From the entries below, copy every line holding the word "diagram".

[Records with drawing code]
# # # #

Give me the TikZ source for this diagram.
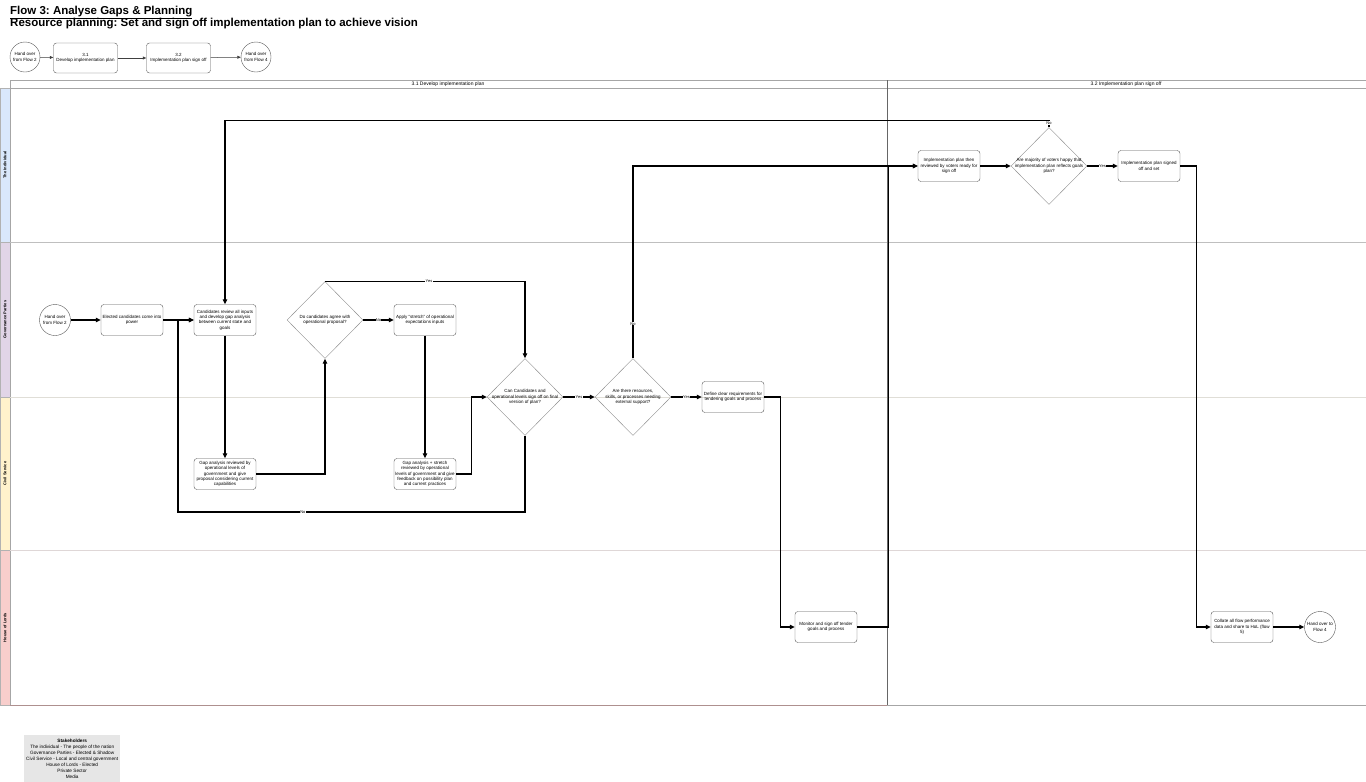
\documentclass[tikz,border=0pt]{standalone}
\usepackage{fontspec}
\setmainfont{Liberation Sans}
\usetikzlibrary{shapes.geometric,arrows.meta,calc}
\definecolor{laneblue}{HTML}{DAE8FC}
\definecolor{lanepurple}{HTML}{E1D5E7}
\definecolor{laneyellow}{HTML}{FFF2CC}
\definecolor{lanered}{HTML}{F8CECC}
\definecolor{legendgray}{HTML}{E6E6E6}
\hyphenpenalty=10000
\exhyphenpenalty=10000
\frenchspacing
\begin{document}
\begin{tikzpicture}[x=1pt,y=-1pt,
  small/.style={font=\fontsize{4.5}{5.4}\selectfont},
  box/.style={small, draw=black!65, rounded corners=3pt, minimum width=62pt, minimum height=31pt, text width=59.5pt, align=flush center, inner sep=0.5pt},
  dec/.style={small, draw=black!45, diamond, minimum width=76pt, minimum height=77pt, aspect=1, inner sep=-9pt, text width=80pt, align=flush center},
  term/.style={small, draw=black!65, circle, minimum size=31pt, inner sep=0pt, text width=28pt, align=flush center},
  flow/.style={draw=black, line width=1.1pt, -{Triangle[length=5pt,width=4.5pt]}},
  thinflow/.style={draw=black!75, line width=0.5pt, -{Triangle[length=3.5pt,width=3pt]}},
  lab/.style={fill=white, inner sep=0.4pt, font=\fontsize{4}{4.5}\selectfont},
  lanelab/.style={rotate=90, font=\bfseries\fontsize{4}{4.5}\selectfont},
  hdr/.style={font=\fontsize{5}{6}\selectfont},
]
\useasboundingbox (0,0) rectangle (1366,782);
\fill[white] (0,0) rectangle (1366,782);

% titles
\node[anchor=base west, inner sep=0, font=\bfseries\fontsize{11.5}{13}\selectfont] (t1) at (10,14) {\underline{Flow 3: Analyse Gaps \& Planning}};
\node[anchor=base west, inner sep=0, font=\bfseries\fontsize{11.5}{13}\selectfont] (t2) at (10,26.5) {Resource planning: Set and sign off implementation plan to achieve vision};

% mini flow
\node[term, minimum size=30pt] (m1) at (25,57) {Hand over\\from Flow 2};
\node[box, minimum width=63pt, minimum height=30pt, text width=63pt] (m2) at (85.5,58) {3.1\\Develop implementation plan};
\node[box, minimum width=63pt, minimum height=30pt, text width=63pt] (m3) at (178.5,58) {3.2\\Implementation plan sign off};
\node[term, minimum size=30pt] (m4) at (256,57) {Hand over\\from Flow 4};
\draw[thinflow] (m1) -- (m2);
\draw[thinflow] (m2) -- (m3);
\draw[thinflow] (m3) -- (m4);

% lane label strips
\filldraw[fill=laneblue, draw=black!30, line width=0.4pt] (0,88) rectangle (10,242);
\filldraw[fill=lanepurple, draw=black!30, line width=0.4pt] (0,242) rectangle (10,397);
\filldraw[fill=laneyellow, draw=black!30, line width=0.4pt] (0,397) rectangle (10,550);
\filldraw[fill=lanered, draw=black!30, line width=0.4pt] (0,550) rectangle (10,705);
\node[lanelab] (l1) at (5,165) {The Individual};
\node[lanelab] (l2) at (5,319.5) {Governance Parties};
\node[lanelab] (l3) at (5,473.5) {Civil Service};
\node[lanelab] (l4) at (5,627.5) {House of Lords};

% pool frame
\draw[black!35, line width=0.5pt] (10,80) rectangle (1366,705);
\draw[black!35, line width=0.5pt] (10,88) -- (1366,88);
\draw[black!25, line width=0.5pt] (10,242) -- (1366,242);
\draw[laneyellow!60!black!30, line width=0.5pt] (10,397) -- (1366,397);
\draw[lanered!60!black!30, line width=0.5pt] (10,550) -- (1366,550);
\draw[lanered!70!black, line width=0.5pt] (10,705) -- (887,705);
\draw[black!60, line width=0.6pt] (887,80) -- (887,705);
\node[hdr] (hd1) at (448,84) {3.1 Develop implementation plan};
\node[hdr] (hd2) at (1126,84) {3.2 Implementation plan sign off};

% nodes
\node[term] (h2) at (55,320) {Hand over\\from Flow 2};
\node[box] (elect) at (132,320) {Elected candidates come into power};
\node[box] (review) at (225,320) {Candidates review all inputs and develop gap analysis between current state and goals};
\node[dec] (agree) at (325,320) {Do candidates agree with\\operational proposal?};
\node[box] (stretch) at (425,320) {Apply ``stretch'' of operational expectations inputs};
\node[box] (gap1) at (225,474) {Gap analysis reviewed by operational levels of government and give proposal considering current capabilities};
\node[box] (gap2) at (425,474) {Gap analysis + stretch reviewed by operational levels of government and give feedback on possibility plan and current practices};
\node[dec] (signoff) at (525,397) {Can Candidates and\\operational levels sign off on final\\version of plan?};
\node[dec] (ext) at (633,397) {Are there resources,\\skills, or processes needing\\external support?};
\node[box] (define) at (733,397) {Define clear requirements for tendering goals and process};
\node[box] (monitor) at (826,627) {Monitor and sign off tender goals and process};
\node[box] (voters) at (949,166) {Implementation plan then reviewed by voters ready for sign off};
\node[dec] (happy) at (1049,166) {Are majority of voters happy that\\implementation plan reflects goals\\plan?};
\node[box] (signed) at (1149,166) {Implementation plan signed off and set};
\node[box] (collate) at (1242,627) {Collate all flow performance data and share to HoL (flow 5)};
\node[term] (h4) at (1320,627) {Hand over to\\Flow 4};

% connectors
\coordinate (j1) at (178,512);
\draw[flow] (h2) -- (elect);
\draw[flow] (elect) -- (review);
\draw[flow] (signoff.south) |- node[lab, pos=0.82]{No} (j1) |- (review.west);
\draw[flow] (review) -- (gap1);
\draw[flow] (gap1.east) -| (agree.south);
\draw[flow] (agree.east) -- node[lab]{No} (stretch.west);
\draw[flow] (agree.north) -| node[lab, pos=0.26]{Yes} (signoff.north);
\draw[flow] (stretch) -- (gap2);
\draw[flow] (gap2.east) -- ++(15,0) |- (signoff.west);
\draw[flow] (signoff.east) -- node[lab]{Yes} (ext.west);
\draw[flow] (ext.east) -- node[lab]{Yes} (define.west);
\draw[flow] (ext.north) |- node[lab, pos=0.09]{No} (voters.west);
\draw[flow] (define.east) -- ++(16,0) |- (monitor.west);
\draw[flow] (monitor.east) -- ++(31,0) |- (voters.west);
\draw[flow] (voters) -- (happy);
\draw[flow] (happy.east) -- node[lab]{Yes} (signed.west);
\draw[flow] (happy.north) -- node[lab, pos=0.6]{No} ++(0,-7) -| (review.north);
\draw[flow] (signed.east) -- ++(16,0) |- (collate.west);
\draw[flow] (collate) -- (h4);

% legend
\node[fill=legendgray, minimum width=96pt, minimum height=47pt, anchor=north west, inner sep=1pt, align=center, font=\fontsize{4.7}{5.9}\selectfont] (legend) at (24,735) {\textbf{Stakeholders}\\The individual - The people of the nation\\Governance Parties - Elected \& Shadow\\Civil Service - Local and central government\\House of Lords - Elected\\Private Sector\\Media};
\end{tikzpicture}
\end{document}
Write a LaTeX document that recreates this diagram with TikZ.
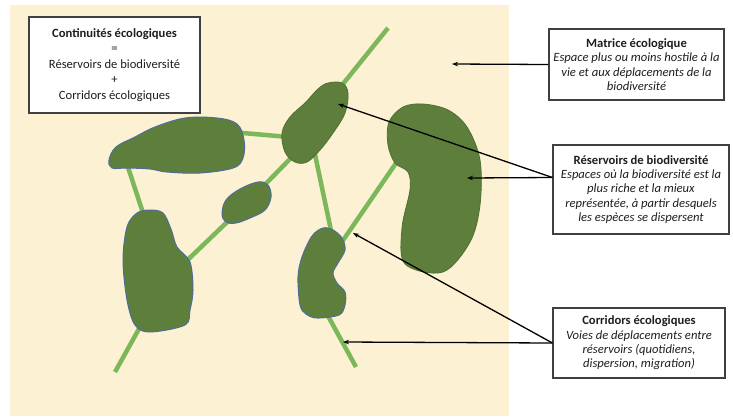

# # # #

**Output below**
Give me the TikZ source for this diagram.
Write a LaTeX document that recreates this diagram with TikZ.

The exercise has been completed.